▸ **What you have to do**
Within the records that follow, restate exactly the lines from the line with "Emit a Python" down to the line with "from bokeh.resources import INLINE", including both. Omit the pictures.

▸ **Extracted records**
•••••

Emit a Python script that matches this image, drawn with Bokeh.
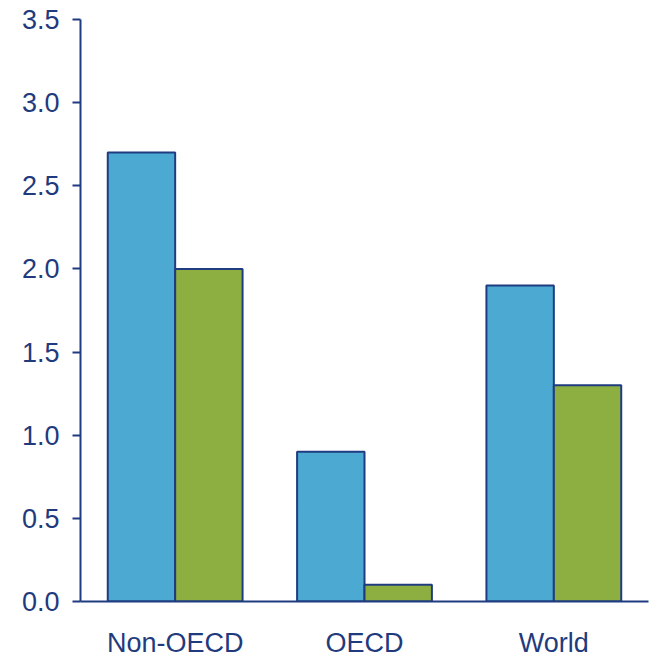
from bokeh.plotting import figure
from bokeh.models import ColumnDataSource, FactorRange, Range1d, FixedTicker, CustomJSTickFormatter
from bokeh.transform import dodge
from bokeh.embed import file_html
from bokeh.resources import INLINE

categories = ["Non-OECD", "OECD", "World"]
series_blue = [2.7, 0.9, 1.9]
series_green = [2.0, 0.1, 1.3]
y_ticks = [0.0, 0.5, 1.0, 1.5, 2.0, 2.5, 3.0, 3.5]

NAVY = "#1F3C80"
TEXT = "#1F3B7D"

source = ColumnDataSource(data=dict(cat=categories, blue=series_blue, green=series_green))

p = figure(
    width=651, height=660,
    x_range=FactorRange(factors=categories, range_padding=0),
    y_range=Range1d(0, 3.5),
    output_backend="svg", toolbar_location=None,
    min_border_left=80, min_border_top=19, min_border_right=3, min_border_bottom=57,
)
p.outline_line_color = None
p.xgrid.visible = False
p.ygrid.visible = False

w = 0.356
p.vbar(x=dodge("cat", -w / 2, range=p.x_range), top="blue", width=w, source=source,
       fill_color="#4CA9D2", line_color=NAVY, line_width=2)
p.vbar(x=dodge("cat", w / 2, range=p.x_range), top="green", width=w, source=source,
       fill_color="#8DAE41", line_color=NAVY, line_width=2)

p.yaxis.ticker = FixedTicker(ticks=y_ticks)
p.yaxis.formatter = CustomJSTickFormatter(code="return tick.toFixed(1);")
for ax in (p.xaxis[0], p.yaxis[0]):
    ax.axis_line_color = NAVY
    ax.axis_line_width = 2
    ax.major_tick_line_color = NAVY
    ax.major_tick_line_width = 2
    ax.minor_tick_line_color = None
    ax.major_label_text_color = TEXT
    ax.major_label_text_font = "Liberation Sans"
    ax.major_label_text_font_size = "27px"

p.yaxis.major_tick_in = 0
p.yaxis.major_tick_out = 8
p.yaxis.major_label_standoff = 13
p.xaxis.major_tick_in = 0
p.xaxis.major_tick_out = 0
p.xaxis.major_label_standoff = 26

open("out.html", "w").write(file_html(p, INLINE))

•••••

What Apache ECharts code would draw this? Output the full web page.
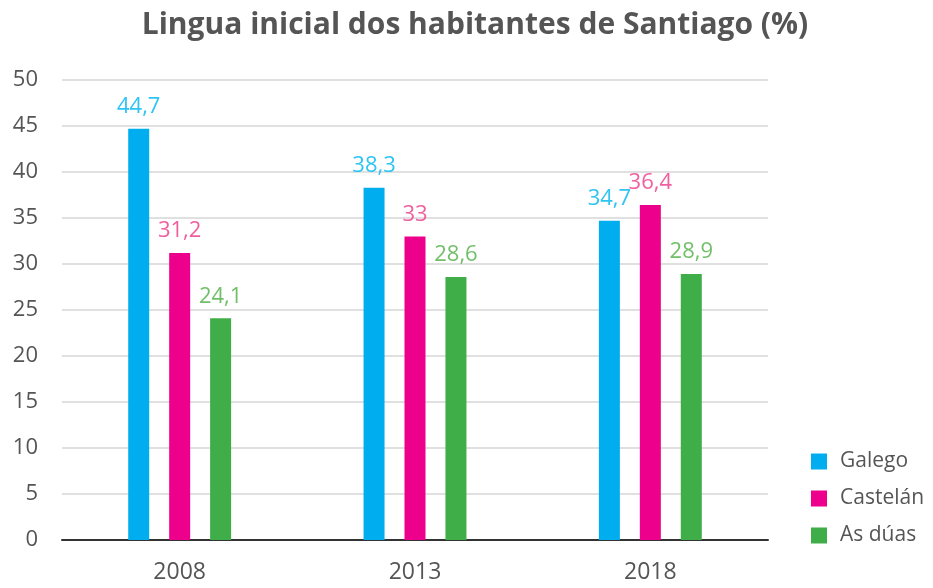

•••••

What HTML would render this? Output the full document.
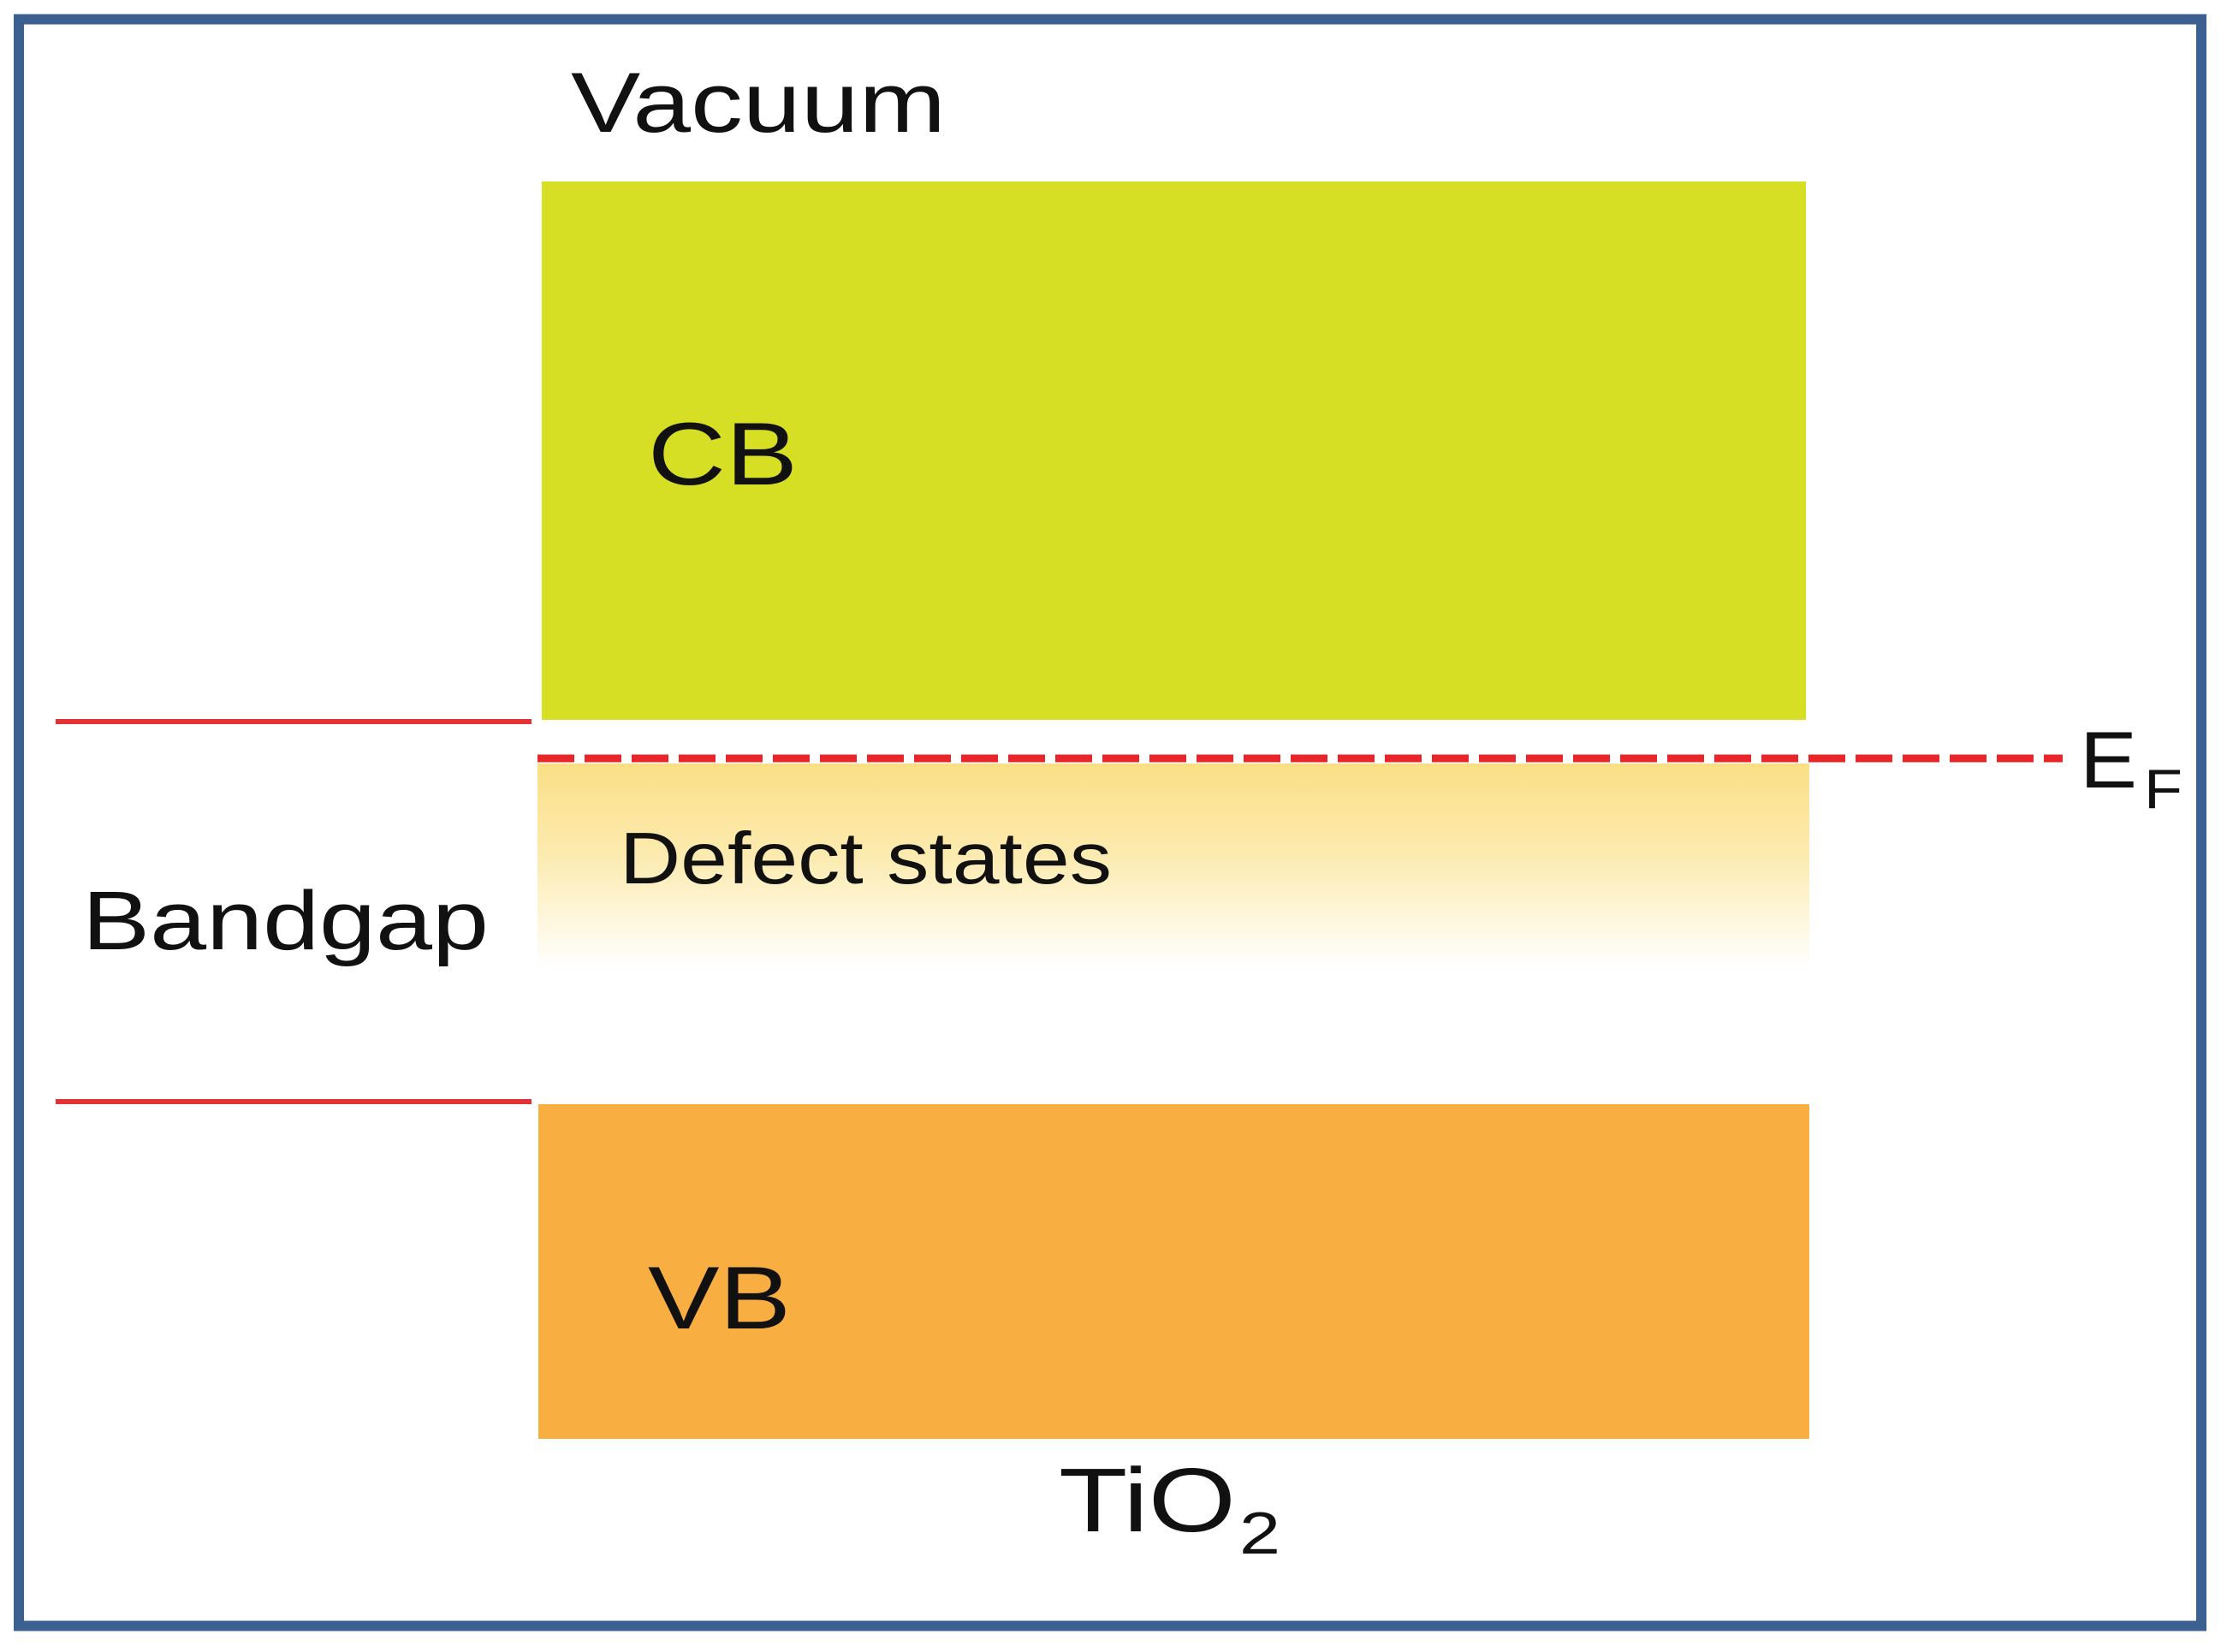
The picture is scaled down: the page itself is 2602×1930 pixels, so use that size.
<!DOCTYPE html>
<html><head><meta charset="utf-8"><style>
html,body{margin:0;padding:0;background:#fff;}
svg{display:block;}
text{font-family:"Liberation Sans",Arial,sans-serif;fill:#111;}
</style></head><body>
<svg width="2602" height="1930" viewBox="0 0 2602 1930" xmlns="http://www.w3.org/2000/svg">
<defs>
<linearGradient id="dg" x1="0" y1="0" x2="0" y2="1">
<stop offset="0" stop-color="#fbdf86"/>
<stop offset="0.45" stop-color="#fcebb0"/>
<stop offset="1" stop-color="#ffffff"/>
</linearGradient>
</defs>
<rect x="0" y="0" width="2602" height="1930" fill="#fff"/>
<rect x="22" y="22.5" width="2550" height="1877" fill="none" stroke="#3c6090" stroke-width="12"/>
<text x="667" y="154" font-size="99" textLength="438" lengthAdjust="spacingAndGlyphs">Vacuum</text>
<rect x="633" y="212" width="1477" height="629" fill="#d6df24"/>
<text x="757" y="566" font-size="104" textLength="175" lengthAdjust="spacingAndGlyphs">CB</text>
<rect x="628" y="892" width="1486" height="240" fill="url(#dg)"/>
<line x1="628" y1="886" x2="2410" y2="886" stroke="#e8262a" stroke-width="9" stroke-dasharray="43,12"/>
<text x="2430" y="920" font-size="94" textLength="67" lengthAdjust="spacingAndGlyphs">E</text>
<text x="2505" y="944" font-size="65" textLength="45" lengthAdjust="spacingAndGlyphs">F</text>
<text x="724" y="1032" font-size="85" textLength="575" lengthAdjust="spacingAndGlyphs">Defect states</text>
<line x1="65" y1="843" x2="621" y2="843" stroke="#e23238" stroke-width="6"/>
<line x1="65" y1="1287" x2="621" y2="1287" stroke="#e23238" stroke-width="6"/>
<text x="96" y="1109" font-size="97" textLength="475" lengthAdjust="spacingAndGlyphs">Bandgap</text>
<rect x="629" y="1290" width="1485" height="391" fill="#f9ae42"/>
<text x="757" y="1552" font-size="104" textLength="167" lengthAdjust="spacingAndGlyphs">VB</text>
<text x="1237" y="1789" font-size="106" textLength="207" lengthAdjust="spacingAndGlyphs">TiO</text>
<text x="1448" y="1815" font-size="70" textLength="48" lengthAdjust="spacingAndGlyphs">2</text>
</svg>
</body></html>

•••••

▸ **Complete output**
Emit a Python script that matches this image, drawn with Bokeh.
from bokeh.plotting import figure
from bokeh.models import ColumnDataSource, FactorRange, Range1d, FixedTicker, CustomJSTickFormatter
from bokeh.transform import dodge
from bokeh.embed import file_html
from bokeh.resources import INLINE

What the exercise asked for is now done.